Elogiando a forma como Miguel Gonçalves Mendes conseguiu transformar o texto num filme, o escritor lembra, em tom de brincadeira, que durante as filmagens apanhou "Eduardo Lourenço já num modo resignado, mas uma resignação entusiasmada".
Para o astrofísico José Afonso, "foi uma surpresa e honra" participar num projeto tão afastado da sua área de saber e vida profissional, e uma "delícia" entrar num filme sobre "um dos grandes pensadores de Portugal".
"Como investigador do universo, assumo a parte do extraterrestre. Portugal teve ideias de ser grande e vivemos sempre com esta honra e com esta cruz. Já fomos grandes e nada nos impede de pensar que somos grandes, não temos barreiras à nossa volta. Esse é um dos grandes ensinamentos de Eduardo Lourenço", afirmou, sublinhando: "trazer a astrofísica para este projeto foi o meu contributo para o extraterrestre".

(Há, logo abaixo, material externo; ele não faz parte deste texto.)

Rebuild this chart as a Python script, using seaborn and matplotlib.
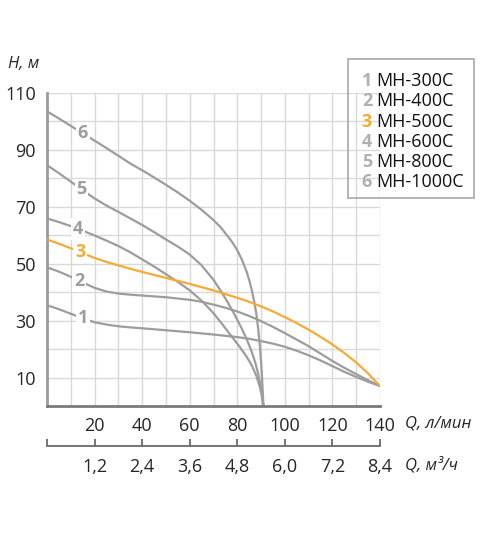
import numpy as np
import pandas as pd
import seaborn as sns
import matplotlib.pyplot as plt
from matplotlib.patches import Rectangle

# Характеристики насосов: расход Q (л/мин) и напор H (м)
q1 = [0, 5, 10, 15, 20, 25, 30, 35, 40, 50, 60, 70, 80, 85, 90, 95, 100, 105, 110, 115, 120, 125, 130, 135, 140]
h1 = [35.4, 34.0, 32.4, 30.8, 29.4, 28.6, 28.0, 27.6, 27.3, 26.6, 25.9, 25.1, 24.2, 23.6, 22.8, 21.9, 20.8,
      19.4, 17.8, 16.0, 14.0, 12.0, 10.2, 8.5, 7.0]

q2 = [0, 5, 10, 15, 20, 25, 30, 35, 40, 50, 60, 65, 70, 75, 80, 85, 90, 95, 100, 105, 110, 115, 120, 125, 130, 135, 140]
h2 = [48.7, 47.2, 45.4, 43.4, 41.5, 40.2, 39.5, 39.1, 38.8, 38.2, 37.3, 36.6, 35.6, 34.5, 33.2, 31.6, 29.8,
      27.8, 25.6, 23.3, 21.0, 18.4, 15.8, 13.4, 11.2, 9.0, 7.0]

q3 = [0, 5, 10, 15, 20, 25, 30, 35, 40, 50, 60, 70, 80, 85, 90, 95, 100, 105, 110, 115, 120, 125, 130, 135, 140]
h3 = [58.5, 57.0, 55.4, 53.7, 52.0, 50.6, 49.4, 48.2, 47.1, 45.0, 42.9, 40.6, 38.0, 36.6, 35.0, 33.2, 31.2,
      29.1, 26.8, 24.3, 21.6, 18.6, 15.3, 11.4, 7.0]

q4 = [0, 5, 10, 15, 20, 25, 30, 35, 40, 45, 50, 55, 60, 65, 70, 74, 78, 81, 84, 86, 88, 89.5, 90.5, 91]
h4 = [65.9, 64.6, 63.2, 61.6, 59.9, 58.1, 56.2, 54.0, 51.5, 49.0, 46.3, 43.6, 40.6, 37.0, 32.6, 28.4, 24.0,
      20.8, 17.2, 14.4, 10.6, 6.6, 3.0, 0.0]

q5 = [0, 5, 10, 15, 20, 25, 30, 35, 40, 45, 50, 55, 60, 65, 70, 73, 76, 79, 82, 84, 86, 87.5, 88.7, 89.7,
      90.4, 91]
h5 = [84.6, 81.8, 78.8, 75.8, 72.9, 70.4, 68.2, 65.9, 63.6, 61.1, 58.5, 56.0, 53.2, 49.4, 44.3, 40.5, 36.4,
      31.9, 27.0, 23.4, 19.2, 15.4, 11.6, 7.6, 4.0, 0.0]

q6 = [0, 5, 10, 15, 20, 25, 30, 35, 40, 45, 50, 55, 60, 65, 70, 73, 76, 78, 80, 82, 84, 85, 86, 87, 88,
      88.8, 89.5, 90, 90.4, 90.7, 91]
h6 = [103.5, 101.0, 98.4, 95.8, 93.2, 90.6, 87.9, 85.2, 82.8, 80.3, 77.7, 75.0, 72.1, 68.9, 65.3, 62.8, 59.6,
      57.4, 54.7, 51.3, 47.0, 44.3, 41.0, 37.2, 32.5, 27.0, 21.0, 15.5, 10.0, 5.0, 0.0]

nomera = ["1", "2", "3", "4", "5", "6"]
modeli = ["MH-300C", "MH-400C", "MH-500C", "MH-600C", "MH-800C", "MH-1000C"]

q_ticks = [20, 40, 60, 80, 100, 120, 140]
h_ticks = [10, 30, 50, 70, 90, 110]
m3_ticks = [0, 1.2, 2.4, 3.6, 4.8, 6.0, 7.2, 8.4]

gris = "#9d9d9d"
naranja = "#f5ab35"
colores = [gris, gris, naranja, gris, gris, gris]
pos_etiqueta = [15, 13.5, 14, 13, 14.5, 15]

sns.set_style("white")
plt.rcParams['font.family'] = ['Open Sans', 'DejaVu Sans']

fig = plt.figure(figsize=(5, 5.38), dpi=100)
ax = fig.add_axes([0.094, 0.2454, 0.666, 0.582])

curvas = [(q1, h1), (q2, h2), (q3, h3), (q4, h4), (q5, h5), (q6, h6)]
for i, (q, h) in enumerate(curvas):
    df = pd.DataFrame({"Q": q, "H": h})
    sns.lineplot(data=df, x="Q", y="H", ax=ax, color=colores[i], linewidth=1.6,
                 estimator=None, zorder=3 if i == 2 else 2)
    xq = pos_etiqueta[i]
    yh = np.interp(xq, q, h)
    ax.text(xq, yh, nomera[i], ha='center', va='center', fontsize=13, fontweight='bold',
            color=colores[i], zorder=5,
            bbox=dict(boxstyle='square,pad=0.1', fc='white', ec='none'))

ax.set_xlim(0, 140)
ax.set_ylim(0, 110)
ax.set_xticks(q_ticks)
ax.set_xticks(list(range(10, 140, 20)), minor=True)
ax.set_yticks(h_ticks)
ax.set_yticks(list(range(20, 110, 20)), minor=True)
ax.grid(True, which='both', color='#d9d9d9', linewidth=1)
ax.set_axisbelow(True)
ax.tick_params(which='both', length=0)
ax.tick_params(axis='x', pad=8, labelsize=13)
ax.tick_params(axis='y', pad=8, labelsize=13)
ax.set_xlabel("")
ax.set_ylabel("")
for lado in ['top', 'right']:
    ax.spines[lado].set_visible(False)
ax.spines['left'].set_color('#9a9a9a')
ax.spines['left'].set_linewidth(2)
ax.spines['bottom'].set_color('#7a7a7a')
ax.spines['bottom'].set_linewidth(2)

# segunda escala en m3/h
sec = ax.secondary_xaxis(-0.127, functions=(lambda x: x * 0.06, lambda x: x / 0.06))
sec.set_xticks(m3_ticks)
sec.set_xticklabels([""] + [f"{v:.1f}".replace(".", ",") for v in m3_ticks[1:]])
sec.tick_params(direction='in', length=5, width=1.3, color='#6a6a6a', pad=9, labelsize=13)
sec.spines['bottom'].set_color('#6a6a6a')
sec.spines['bottom'].set_linewidth(1.3)

fig.text(8 / 500, 1 - 64 / 538, "H, м", ha='left', va='center', fontsize=12, style='italic')
fig.text(405 / 500, 1 - 423 / 538, "Q, л/мин", ha='left', va='center', fontsize=12, style='italic')
fig.text(405 / 500, 1 - 465 / 538, "Q, м³/ч", ha='left', va='center', fontsize=12, style='italic')

# leyenda
fig.patches.append(Rectangle((348 / 500, 1 - 198 / 538), 126 / 500, 139 / 538,
                             transform=fig.transFigure, fill=False, ec='#a8a8a8', lw=1.2))
ys = [81, 101.5, 122, 142, 162, 182]
for i in range(6):
    fig.text(367 / 500, 1 - ys[i] / 538, nomera[i], ha='center', va='center', fontsize=13,
             fontweight='bold', color='#b0b0b0' if i != 2 else naranja)
    fig.text(376 / 500, 1 - ys[i] / 538, modeli[i], ha='left', va='center', fontsize=13, color='#111111')

fig.savefig("out.png", dpi=100)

A ideia de "prolongar através da imagem todo o pensamento de Eduardo Lourenço" nasceu há cerca de três anos, com Ramalho Eanes e outros amigos do ensaísta, lembra Luís Sequeira, que considerou que só Miguel Gonçalves Mendes -- que realizou 'José e Pilar' (sobre Saramago) e 'Autografia' (sobre Cesariny) -- poderia fazer este filme.
"Não foi preciso grandes ensaios, foi ouvi-lo, deixá-lo falar. O filme foi feito com uma grande sensibilidade", afirmou, defendendo a sua importância para "as próximas gerações" e sugerindo que seja levado às escolas e às universidades, para mostrar quem é Eduardo Lourenço, o pensador e o homem.
A antestreia será na quarta-feira, dia em que Eduardo Lourenço faz 95 anos, no auditório principal da Gulbenkian, e na RTP1, em versão mais reduzida.
Sobre o encontro temporal do dia de apresentação do filme que o homenageia com dia em que faz anos, Eduardo Lourenço respondeu: "eu não faço nada, a vida é que faz com que eu tenha uma data".